Au palais de justice de Paris, le 18 juin, une petite cérémonie prisée rassemblait les professionnels du crime. Sous les plafonds voûtés de la buvette, une coupe de champagne à la main, grands avocats et juges célèbres, fait-diversiers et policiers ont, comme chaque année au « pot de la presse judiciaire », échangé des récits d’audience, des nouvelles et leurs « 06 ». Chevelure blanche et sandales vert prairie, souriante comme vous ne la verrez jamais dans « Faites entrer l’accusé », Frédérique Lantieri, sa présentatrice, y était en mission, à la recherche de témoins et d’histoires pour alimenter la seizième saison de l’émission-culte, qui démarrera le 5 septembre sur France 2.
« Faites entrer l’accusé » a changé de présentateur, a été mille fois copié mais reste, de loin, la référence en matière de crime disséqué sur petit écran. Tadam, tadam… Le générique, une reprise de Michel Legrand, est comme un code, un mantra pour la grande famille des fans de l’émission. Chaque dimanche soir vers 22 h 30, le blues du dimanche s’estompe chez les aficionados quand apparaît à l’écran Christophe Hondelatte ou Frédérique Lantieri, selon les saisons et l’agenda des rediffusions.
Une dramaturgie rodée
« Faites entrer » — c’est comme ça que l’appellent les initiés — vient de commencer. On y parlera meurtre crapuleux ou crime passionnel, disparition inquiétante ou cadavre dépecé, psychopathe solitaire ou famille dysfonctionnelle.

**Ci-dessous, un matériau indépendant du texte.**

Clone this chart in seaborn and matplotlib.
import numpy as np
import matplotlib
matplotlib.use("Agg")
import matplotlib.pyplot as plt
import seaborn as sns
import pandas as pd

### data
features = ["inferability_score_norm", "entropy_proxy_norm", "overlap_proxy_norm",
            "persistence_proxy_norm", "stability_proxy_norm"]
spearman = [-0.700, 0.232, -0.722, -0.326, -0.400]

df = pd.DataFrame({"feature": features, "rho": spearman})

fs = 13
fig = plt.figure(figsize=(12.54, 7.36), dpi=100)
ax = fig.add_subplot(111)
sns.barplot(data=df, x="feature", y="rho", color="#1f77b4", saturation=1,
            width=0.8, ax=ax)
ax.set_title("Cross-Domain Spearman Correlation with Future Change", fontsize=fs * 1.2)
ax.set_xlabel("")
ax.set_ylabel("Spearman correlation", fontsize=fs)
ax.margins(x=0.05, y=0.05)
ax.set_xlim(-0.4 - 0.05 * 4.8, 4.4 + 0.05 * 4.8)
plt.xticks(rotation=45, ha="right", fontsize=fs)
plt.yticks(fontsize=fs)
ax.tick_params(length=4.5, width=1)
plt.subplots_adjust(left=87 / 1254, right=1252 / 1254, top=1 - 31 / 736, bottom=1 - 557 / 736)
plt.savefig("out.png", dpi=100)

En quatre-vingt-dix minutes, selon une dramaturgie immuable, le présentateur entraînera son public vers chaque fausse piste de l’enquête jusqu’à son dénouement, le procès.

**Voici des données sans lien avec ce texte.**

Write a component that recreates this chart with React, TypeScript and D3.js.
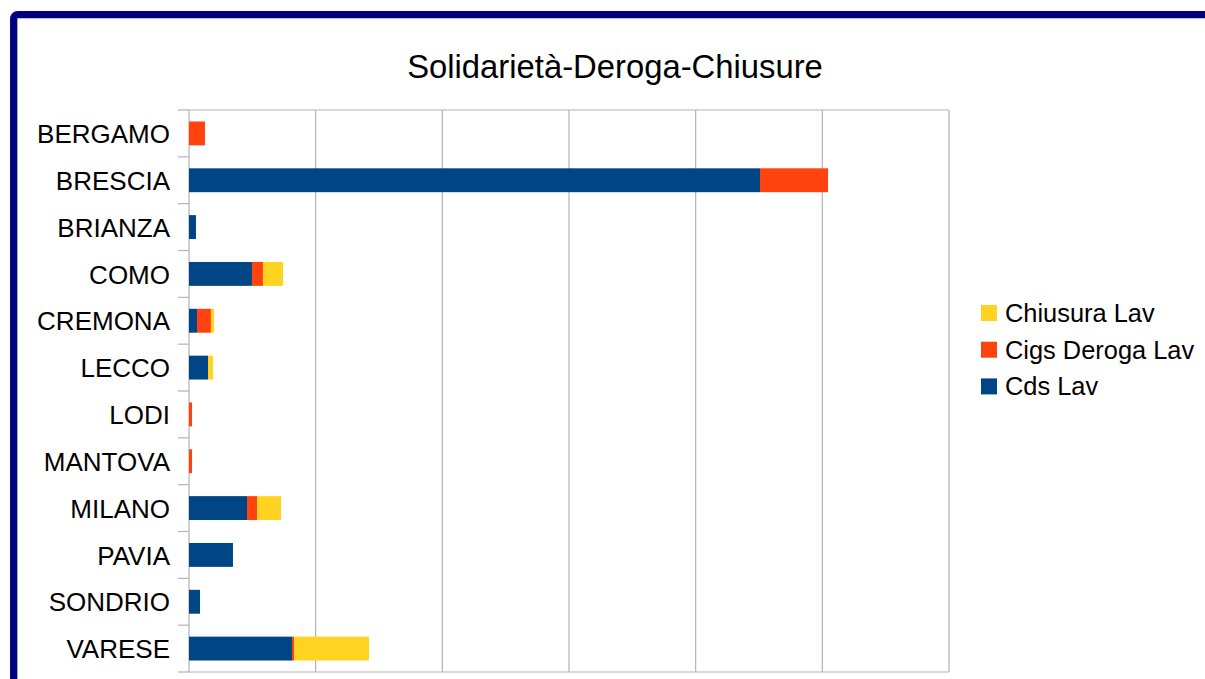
import React from "react";
import * as d3 from "d3";

const categories = ["BERGAMO", "BRESCIA", "BRIANZA", "COMO", "CREMONA", "LECCO", "LODI", "MANTOVA", "MILANO", "PAVIA", "SONDRIO", "VARESE"];
const cdsLav = [0, 4508, 55, 497, 63, 150, 0, 0, 458, 347, 87, 813];
const cigsDerogaLav = [126, 537, 0, 87, 110, 0, 24, 24, 79, 0, 0, 16];
const chiusuraLav = [0, 0, 0, 158, 24, 39, 0, 0, 189, 0, 0, 592];
const seriesNames = ["Cds Lav", "Cigs Deroga Lav", "Chiusura Lav"];
const seriesColors = ["#004586", "#ff420e", "#ffd320"];
const xTicks = [0, 1000, 2000, 3000, 4000, 5000, 6000];
const title = "Solidarietà-Deroga-Chiusure";

const W = 1205, H = 679;
const plot = { left: 189, top: 110, right: 949, bottom: 672 };
const FONT = "'Liberation Sans', Arial, sans-serif";

export default function App() {
  const rows = categories.map((c, i) => ({ cat: c, s0: cdsLav[i], s1: cigsDerogaLav[i], s2: chiusuraLav[i] }));
  const stack = d3.stack<any>().keys(["s0", "s1", "s2"]);
  const layers = stack(rows);
  const x = d3.scaleLinear().domain([0, 6000]).range([plot.left, plot.right]);
  const y = d3.scaleBand<string>().domain(categories).range([plot.top, plot.bottom]).padding(0);
  const bw = y.bandwidth();
  const barH = bw * 0.51;
  const legendOrder = [2, 1, 0];
  return (
    <div style={{ position: "absolute", left: 0, top: 0 }}>
      <svg width={W} height={H} style={{ display: "block" }} fontFamily={FONT}>
        <rect x={0} y={0} width={W} height={H} fill="#fff" />
        <rect x={13.7} y={14.7} width={W + 50} height={H + 50} rx={4} fill="none" stroke="#000080" strokeWidth={7.3} />
        <text x={615} y={77.5} textAnchor="middle" fontSize={32.8} fill="#000">{title}</text>
        {/* grid */}
        {xTicks.map((t) => (
          <line key={t} x1={x(t)} x2={x(t)} y1={plot.top} y2={plot.bottom} stroke="#b3b3b3" strokeWidth={1.2} />
        ))}
        <line x1={plot.left} x2={plot.right} y1={plot.top} y2={plot.top} stroke="#b3b3b3" strokeWidth={1.2} />
        <line x1={plot.left} x2={plot.right} y1={plot.bottom} y2={plot.bottom} stroke="#b3b3b3" strokeWidth={1.2} />
        {/* category ticks */}
        {d3.range(categories.length + 1).map((k) => {
          const yy = plot.top + k * bw;
          return <line key={k} x1={178} x2={plot.left} y1={yy} y2={yy} stroke="#b3b3b3" strokeWidth={1.2} />;
        })}
        {/* bars */}
        {layers.map((layer, li) => (
          <g key={li} fill={seriesColors[li]}>
            {layer.map((d, i) => {
              const w = x(d[1]) - x(d[0]);
              if (w <= 0) return null;
              return <rect key={i} x={x(d[0])} y={(y(categories[i]) as number) + (bw - barH) / 2} width={w} height={barH} />;
            })}
          </g>
        ))}
        {/* category labels */}
        {categories.map((c) => (
          <text key={c} x={170} y={(y(c) as number) + bw / 2 + 9.7} textAnchor="end" fontSize={26} fill="#000">{c}</text>
        ))}
        {/* legend */}
        {legendOrder.map((si, k) => (
          <g key={si}>
            <rect x={981} y={305 + k * 36.7} width={16} height={16} fill={seriesColors[si]} />
            <text x={1005} y={322 + k * 36.7} fontSize={25.4} fill="#000">{seriesNames[si]}</text>
          </g>
        ))}
      </svg>
    </div>
  );
}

Quelques-uns des spectateurs les plus assidus sont en prison, où l’émission a très vite trouvé son public. Y passer, pour un détenu, c’est faire partie de la grande geste du crime à la française. Un label. A la centrale de Moulins-Yzeure (Allier), « il y a un étage où le directeur a regroupé tous les psychopathes de France. On l’appelle “l’étage de ‘Faites entrer l’accusé’”. Sept détenus qui l’occupent ont fait l’émission. Une sorte de laboratoire : Patrice Alègre, Guy Georges, Nadir Sedrati, Edgar Boulai… C’est simple, à chaque fois qu’on passe à cet étage, on fredonne le générique de l’émission », raconte Rédoine Faïd, le braqueur qui s’est fait la belle en 2013 (avant d’être repris un mois et demi plus tard), dans son livre Braqueur, des cités au grand banditisme (La Manufacture des livres, 2010).